This was my previous post: serato.com
This is a followup:
(Not meant to be a complete all in all guide, but it should serve as a heads-up)
Of the various things I learnt that night,
1) Never compromise on equipment:
The most important was the importance of high quality equipment. If you can't buy it rent good equipment. Save up money to buy later.
Stick to the battle tested brands like EV/QSC etc
2)Never think twice
The trade-off between the money invested on good equipment vs the pain/trauma you have to undergo when your cheap equipment fails is not at all worth it.
3) Never get too comfortable:
Don't be lazy and never get too comfortable, treat every gig as your first.
Because things can go wrong in a million different ways.
4) When in doubt, ask:
If you are ever stuck with something that you can't figure out but you know something is off, talk to your DJ buddy . It will help you debug the issue much quickly.
5) Network Network Network and Learn Learn Learn:
Build a good rapport with other DJ's and network. When you don't have a gig. Accompany them to their gigs.
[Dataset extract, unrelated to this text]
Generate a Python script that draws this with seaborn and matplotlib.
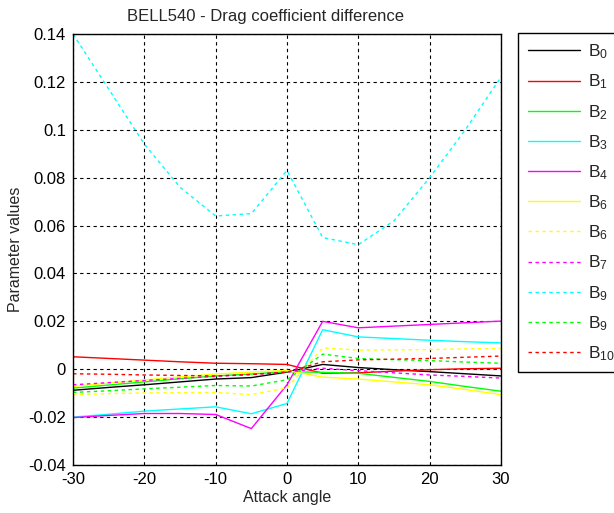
import matplotlib
matplotlib.use("Agg")
import matplotlib.pyplot as plt
import seaborn as sns
import numpy as np

angles = [-30, -25, -20, -15, -10, -5, 0, 5, 10, 15, 20, 25, 30]

b0 = [-0.0088, -0.0076, -0.0065, -0.0053, -0.0041, -0.0035, -0.0012, 0.0020, 0.0007, -0.0002, -0.0010, -0.0019, -0.0028]
b1 = [0.0052, 0.0045, 0.0038, 0.0031, 0.0025, 0.0023, 0.0020, -0.0017, -0.0015, -0.0008, -0.0002, 0.0002, 0.0004]
b2 = [-0.0079, -0.0066, -0.0053, -0.0040, -0.0028, -0.0020, -0.0010, -0.0013, -0.0017, -0.0034, -0.0051, -0.0072, -0.0092]
b3 = [-0.0200, -0.0188, -0.0175, -0.0166, -0.0157, -0.0186, -0.0143, 0.0165, 0.0135, 0.0128, 0.0121, 0.0115, 0.0110]
b4 = [-0.0202, -0.0193, -0.0185, -0.0185, -0.0189, -0.0248, -0.0065, 0.0200, 0.0173, 0.0180, 0.0187, 0.0194, 0.0201]
b6a = [-0.0072, -0.0058, -0.0045, -0.0032, -0.0020, -0.0012, -0.0005, -0.0033, -0.0041, -0.0053, -0.0065, -0.0085, -0.0106]
b6b = [-0.0106, -0.0102, -0.0099, -0.0098, -0.0097, -0.0106, -0.0078, 0.0089, 0.0080, 0.0081, 0.0082, 0.0085, 0.0087]
b7 = [-0.0065, -0.0056, -0.0047, -0.0038, -0.0030, -0.0022, -0.0012, 0.0004, -0.0006, -0.0015, -0.0024, -0.0030, -0.0037]
b9a = [0.140, 0.117, 0.094, 0.076, 0.064, 0.065, 0.083, 0.055, 0.052, 0.062, 0.080, 0.100, 0.122]
b9b = [-0.0097, -0.0090, -0.0082, -0.0075, -0.0068, -0.0070, -0.0044, 0.0063, 0.0045, 0.0040, 0.0036, 0.0030, 0.0025]
b10 = [-0.0019, -0.0021, -0.0024, -0.0026, -0.0028, -0.0022, -0.0012, 0.0031, 0.0039, 0.0042, 0.0045, 0.0050, 0.0055]

labels = ["$B_{0}$", "$B_{1}$", "$B_{2}$", "$B_{3}$", "$B_{4}$", "$B_{6}$",
          "$B_{6}$", "$B_{7}$", "$B_{9}$", "$B_{9}$", "$B_{10}$"]
series = [b0, b1, b2, b3, b4, b6a, b6b, b7, b9a, b9b, b10]
colors = ["#000000", "#ff0000", "#00ff00", "#00ffff", "#ff00ff", "#ffff00",
          "#ffff00", "#ff00ff", "#00ffff", "#00ff00", "#ff0000"]
styles = ["-", "-", "-", "-", "-", "-", ":", ":", ":", ":", ":"]

sns.set_style("white")
plt.rcParams['font.family'] = ['Liberation Sans', 'DejaVu Sans']
plt.rcParams['mathtext.fontset'] = 'custom'
plt.rcParams['mathtext.rm'] = 'Liberation Sans'
plt.rcParams['mathtext.it'] = 'Liberation Sans'
plt.rcParams['axes.unicode_minus'] = False

fig = plt.figure(figsize=(6.14, 5.13), dpi=100)
ax = fig.add_axes([73/614, 48/513, 428/614, 431/513])

for vals, lab, col, ls in zip(series, labels, colors, styles):
    dash = (0, (2.5, 2.5)) if ls == ":" else "-"
    sns.lineplot(x=angles, y=vals, ax=ax, color=col, linestyle=dash,
                 linewidth=1.0, label=lab, legend=False)

ax.set_xlim(-30, 30)
ax.set_ylim(-0.04, 0.14)
ax.set_xticks([-30, -20, -10, 0, 10, 20, 30])
ax.set_yticks([-0.04, -0.02, 0, 0.02, 0.04, 0.06, 0.08, 0.1, 0.12, 0.14])
ax.set_yticklabels(["-0.04", "-0.02", "0", "0.02", "0.04", "0.06", "0.08", "0.1", "0.12", "0.14"])
ax.grid(True, color="black", linestyle=(0, (3, 3)), linewidth=0.8)
ax.tick_params(direction="in", labelsize=12, length=4, colors="black", pad=5)
for s in ax.spines.values():
    s.set_visible(True)
    s.set_color("black")
    s.set_linewidth(1.0)

fig.text(265.5/614, 1 - 17/513, "BELL540 - Drag coefficient difference",
         ha="center", va="center", fontsize=12)
ax.set_xlabel("Attack angle", fontsize=11.5, labelpad=2)
ax.set_ylabel("Parameter values", fontsize=11.5, labelpad=4)

handles, labs = ax.get_legend_handles_labels()
leg = fig.legend(handles, labs, loc="upper left",
                 bbox_to_anchor=(518/614, 1 - 33/513), borderaxespad=0,
                 fontsize=12.5, frameon=True, fancybox=False, framealpha=1,
                 edgecolor="black", handlelength=3.0, handletextpad=0.5,
                 labelspacing=0.66, borderpad=0.55)
leg.get_frame().set_linewidth(1.0)

fig.savefig("out.png", dpi=100)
Learn new techniques and stuff and learn the tricks of the trade.
Always use the highest quality power cables, so that they keep your equipment safe and also make the environment safe for the people in the event.
7) Power at the Venue :
I'm not sure about what to write under this segment, but I believe it is better to go there a day in advance and try to understand the the power situation at the venue. Like mentioned here : serato.com
Otherwise even the best of speakers can sound like they are squealing underwater.
May be you can use some transformer or power smoothing thingy to ensure proper supply
8) Have `proper` insurance .
9) Have a clear discussion and signed agreement with the client that they shouldn't mess with your equipment or crowd around the dj booth.
10) Don't undersell , get paid for your worth:
getting gigs might be hard , but if you undersell, you will be unhappy, you won't make money, you won't be able to afford good equipment.
You will be screwing yourself along with other dj's as all clients will want unrealistic prices.
Create multiple pricing packages and make it according to the amount of work that goes into it.
If possible, explain to them the various factors that go into DJ'ing (transport-buying new music- maintaining equipment - setting up breaking down equipment etc etc)
"Discuss with your fellow DJs and make it a point not to dj for cheap rates." Think about the bigger picture, not short term gains.